This is true because the trusted hardware will only forward packets which are in at least two of the packet lists. The functionality of hw can be restated in the following way: For every packet p which is output, insert a packet \(-p\) into the lists of the three firewalls. If there are two packets p and \(-p\) in the same list, both cancel each other out.
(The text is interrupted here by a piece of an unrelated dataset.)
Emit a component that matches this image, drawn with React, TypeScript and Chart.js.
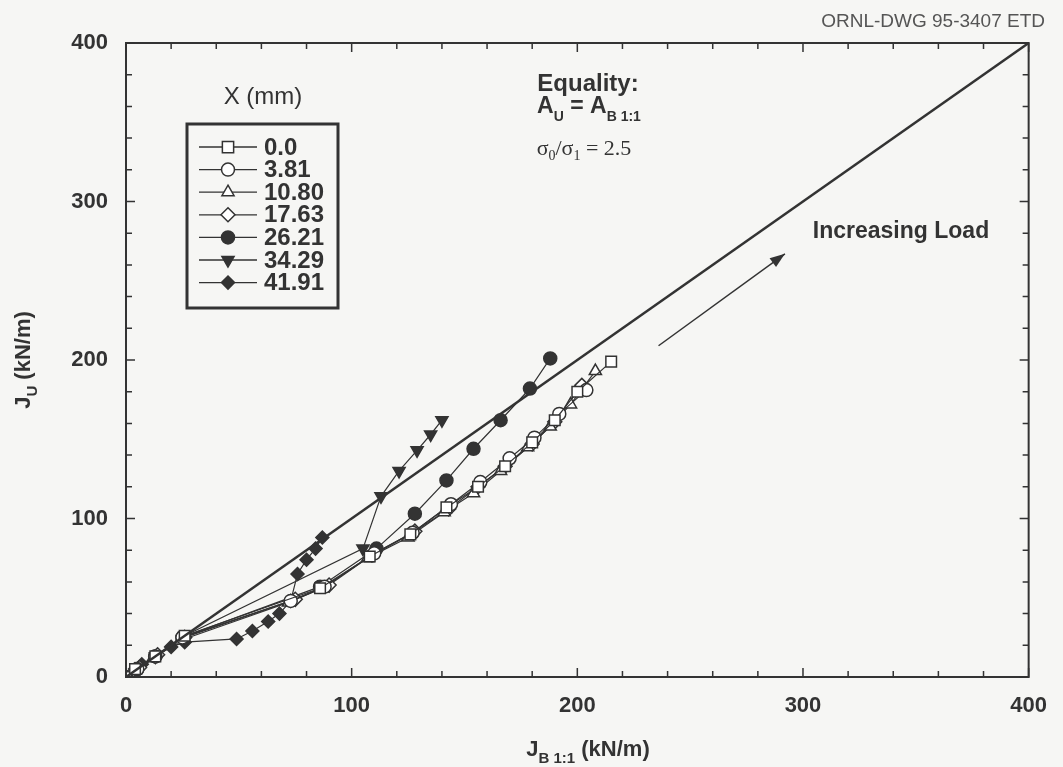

For p not to be written to the internal memory structure of \({{\mathcal {F}}}_{{\mathsf {ideal}}_4}\) in the ideal model, the following condition has to hold:

$$\begin{aligned}&|m'_{out}|_p \ge |m'_1|_p \text { and } |m'_{out}|_p \ge |m'_2|_p \end{aligned}$$

(6)

$$\begin{aligned} \Leftrightarrow \;&|m'_1|_p - |m'_{out}|_p \le 0 \text { and } |m'_2|_p - |m'_{out}|_p \le 0 \end{aligned}$$

(7)

This again describes the difference between the amount of packages p each individual firewall has output and the amount of packages p which got output in total after processing S.

Concluding the argument, conditions (1) to (5) give us \(|m'_1|_p - |m'_{out}|_p > 0\) and \(|m'_2|_p - |m'_{out}|_p > 0\), which contradict condition (7).    \(\square \)